This project tries to accomplish the following subtasks:
-
MapReduce job (Java) for creating test csv data with this structure: FirstName, LastName, Location, BirthDate. All the fields are generated randomly with the help of Java Faker: https://github.com/DiUS/java-faker The arguments of the job are Count (number of rows) and Output (folder of result).
-
SparkJob (Java, using HBase Java API) that processes the resulted csv: reads the resulted csv, counts these triplets (FirstName, LastName, Location), creates an HBase table, loads the records into that HBase table.

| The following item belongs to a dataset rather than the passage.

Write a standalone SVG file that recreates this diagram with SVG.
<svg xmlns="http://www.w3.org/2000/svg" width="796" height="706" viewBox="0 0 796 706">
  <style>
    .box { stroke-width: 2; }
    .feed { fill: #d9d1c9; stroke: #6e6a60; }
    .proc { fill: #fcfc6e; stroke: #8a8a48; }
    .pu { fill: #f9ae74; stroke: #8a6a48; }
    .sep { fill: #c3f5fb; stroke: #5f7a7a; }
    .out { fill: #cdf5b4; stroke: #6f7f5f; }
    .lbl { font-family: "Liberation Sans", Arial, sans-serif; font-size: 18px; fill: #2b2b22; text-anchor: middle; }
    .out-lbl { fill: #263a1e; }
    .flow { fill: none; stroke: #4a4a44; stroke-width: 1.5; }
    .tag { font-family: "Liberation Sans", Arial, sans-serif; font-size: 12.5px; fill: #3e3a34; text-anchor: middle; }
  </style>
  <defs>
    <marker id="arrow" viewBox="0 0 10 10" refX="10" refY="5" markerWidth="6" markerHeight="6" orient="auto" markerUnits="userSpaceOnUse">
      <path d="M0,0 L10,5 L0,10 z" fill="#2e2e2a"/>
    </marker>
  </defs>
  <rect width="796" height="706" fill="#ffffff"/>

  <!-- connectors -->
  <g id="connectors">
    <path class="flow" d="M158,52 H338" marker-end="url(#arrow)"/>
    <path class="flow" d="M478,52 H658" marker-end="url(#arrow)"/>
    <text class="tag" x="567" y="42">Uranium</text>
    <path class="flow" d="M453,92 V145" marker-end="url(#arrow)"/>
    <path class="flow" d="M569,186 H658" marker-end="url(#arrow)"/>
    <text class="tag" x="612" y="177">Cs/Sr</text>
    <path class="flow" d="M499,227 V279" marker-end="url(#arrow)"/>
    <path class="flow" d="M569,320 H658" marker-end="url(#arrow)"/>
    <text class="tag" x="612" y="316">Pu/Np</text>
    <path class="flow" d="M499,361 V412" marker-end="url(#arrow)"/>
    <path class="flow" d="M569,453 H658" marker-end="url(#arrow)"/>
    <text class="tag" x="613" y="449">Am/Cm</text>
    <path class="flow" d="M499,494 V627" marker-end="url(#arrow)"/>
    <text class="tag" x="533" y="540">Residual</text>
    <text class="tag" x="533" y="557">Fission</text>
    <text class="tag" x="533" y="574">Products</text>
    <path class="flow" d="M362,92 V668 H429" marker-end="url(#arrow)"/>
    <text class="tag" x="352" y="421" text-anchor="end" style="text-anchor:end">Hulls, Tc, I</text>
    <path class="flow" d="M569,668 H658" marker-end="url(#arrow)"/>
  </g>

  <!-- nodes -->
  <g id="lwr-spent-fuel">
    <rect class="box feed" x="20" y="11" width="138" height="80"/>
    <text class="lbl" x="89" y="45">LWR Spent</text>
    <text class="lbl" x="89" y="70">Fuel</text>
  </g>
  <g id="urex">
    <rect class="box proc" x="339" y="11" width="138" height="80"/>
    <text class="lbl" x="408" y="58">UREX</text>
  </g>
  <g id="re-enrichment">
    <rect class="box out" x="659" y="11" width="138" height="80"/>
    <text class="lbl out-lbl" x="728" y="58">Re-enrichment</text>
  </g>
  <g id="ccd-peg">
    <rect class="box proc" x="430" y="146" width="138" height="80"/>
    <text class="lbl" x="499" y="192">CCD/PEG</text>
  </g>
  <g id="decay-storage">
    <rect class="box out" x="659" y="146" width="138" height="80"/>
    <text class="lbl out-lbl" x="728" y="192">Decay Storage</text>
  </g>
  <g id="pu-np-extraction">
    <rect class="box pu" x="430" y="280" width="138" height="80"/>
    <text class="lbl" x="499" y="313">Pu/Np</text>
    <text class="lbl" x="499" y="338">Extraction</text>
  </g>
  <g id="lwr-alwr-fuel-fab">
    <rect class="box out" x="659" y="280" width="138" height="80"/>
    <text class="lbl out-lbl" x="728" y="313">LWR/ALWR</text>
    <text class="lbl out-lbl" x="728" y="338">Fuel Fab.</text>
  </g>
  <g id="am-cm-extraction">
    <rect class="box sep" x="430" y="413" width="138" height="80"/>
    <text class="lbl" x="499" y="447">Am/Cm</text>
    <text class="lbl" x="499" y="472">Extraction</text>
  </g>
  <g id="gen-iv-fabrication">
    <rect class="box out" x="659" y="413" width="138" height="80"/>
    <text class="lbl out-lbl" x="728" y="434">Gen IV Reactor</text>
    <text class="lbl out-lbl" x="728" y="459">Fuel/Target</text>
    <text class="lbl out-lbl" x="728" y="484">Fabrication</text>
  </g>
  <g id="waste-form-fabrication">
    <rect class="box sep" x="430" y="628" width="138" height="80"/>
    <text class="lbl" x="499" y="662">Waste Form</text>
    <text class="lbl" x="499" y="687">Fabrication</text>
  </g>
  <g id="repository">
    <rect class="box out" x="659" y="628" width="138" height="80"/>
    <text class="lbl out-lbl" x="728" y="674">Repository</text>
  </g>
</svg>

The arguments of the job are Input (resulted csv) and Tablename (HBase table).
-
Bash scripts for each step:
-
generate.sh size output_folder : this should generate the data of given size into output_folder
-
process.sh input_folder table_name : this should process the data with spark, compute the counts, create HBase table, load the counts into the table and create the Phoenix table
-
query_count_location.sh table_name location : this should run the appropriate query by Phoenix sqlline.py
-
query_count_firstname_location.sh firstname location : this should run the appropriate query by Phoenix sqlline.py
-
query_count_lastname_location.sh lastname location : this should run the appropriate query by Phoenix sqlline.py
-
Everything should be able to run in an HDP sandbox (see this page: https://hortonworks.com/downloads/#sandbox )
The main goal to run Phoenix SQL queries against this table, we would like to run these 3 types of queries: How many person was born in a specified location? How many person with specified first name was born in a specified location? How many person with specified last name was born in a specified location?
For this use the sqlline.py CLI tool in Phoenix project.